--- COLLECTED DATA ---

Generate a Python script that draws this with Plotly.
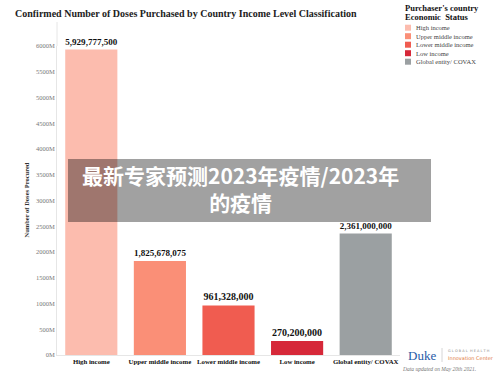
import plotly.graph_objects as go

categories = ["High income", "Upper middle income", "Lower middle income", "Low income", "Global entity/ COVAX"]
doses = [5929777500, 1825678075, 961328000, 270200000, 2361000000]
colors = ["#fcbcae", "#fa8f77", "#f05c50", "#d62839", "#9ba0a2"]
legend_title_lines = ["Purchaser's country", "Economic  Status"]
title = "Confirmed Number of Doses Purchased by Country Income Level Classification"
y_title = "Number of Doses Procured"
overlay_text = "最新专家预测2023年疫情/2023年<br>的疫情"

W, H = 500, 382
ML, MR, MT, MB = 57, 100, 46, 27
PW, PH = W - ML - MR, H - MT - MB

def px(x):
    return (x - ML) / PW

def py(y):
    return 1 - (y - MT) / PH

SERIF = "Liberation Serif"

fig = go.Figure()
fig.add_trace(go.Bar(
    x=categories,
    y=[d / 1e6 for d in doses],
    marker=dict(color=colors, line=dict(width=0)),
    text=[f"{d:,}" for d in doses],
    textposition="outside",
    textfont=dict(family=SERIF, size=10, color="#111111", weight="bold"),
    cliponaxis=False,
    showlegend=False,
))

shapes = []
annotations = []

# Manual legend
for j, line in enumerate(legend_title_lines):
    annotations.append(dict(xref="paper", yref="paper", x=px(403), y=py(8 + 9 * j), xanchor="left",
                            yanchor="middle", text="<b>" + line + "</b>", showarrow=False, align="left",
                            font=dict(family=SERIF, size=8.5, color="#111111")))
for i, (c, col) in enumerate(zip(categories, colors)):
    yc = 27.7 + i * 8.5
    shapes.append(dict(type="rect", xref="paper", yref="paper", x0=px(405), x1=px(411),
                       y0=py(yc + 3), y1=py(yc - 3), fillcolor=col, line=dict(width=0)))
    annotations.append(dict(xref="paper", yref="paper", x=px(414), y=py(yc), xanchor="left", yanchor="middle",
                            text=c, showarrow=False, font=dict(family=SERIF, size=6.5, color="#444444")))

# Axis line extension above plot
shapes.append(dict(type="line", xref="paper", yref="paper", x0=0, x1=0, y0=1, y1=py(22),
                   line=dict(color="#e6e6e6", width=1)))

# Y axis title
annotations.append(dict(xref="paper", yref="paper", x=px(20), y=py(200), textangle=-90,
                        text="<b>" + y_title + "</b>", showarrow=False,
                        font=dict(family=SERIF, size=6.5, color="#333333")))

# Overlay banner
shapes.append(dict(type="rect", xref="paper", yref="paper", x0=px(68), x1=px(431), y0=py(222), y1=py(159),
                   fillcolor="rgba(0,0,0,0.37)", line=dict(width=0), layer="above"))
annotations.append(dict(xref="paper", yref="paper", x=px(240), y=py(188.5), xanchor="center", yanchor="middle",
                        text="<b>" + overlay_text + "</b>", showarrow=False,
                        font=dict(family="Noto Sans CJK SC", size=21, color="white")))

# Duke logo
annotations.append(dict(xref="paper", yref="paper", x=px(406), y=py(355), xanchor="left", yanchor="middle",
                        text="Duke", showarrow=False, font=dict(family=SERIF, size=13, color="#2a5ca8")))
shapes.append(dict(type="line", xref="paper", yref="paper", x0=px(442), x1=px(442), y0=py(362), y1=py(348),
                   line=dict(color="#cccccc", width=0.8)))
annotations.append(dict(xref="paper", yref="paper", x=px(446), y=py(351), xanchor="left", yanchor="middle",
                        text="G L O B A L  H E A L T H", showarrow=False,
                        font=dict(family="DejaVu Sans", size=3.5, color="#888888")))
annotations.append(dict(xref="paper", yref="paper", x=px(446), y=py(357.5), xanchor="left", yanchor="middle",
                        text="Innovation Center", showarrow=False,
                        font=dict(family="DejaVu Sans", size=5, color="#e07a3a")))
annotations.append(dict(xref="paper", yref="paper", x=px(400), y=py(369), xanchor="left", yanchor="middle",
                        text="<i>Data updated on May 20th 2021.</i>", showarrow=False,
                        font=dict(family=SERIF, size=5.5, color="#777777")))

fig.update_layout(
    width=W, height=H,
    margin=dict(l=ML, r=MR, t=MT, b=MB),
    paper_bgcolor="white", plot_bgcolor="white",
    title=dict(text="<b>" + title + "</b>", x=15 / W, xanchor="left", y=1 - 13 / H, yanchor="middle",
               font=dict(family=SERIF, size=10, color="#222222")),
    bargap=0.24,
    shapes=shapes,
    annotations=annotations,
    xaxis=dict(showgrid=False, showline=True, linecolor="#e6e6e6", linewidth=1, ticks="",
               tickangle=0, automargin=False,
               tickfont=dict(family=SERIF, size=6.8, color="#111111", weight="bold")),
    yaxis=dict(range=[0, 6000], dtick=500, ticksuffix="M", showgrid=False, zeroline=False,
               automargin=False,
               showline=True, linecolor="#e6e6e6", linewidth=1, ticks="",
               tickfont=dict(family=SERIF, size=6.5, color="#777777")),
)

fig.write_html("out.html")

--- WRITTEN EXERCISE ---
Omitting all pictures, restate exactly the lines of the material from its start through the line that contains "import plotly.graph_objects as go".

--- ANSWER TO THIS EXERCISE ---
Generate a Python script that draws this with Plotly.
import plotly.graph_objects as go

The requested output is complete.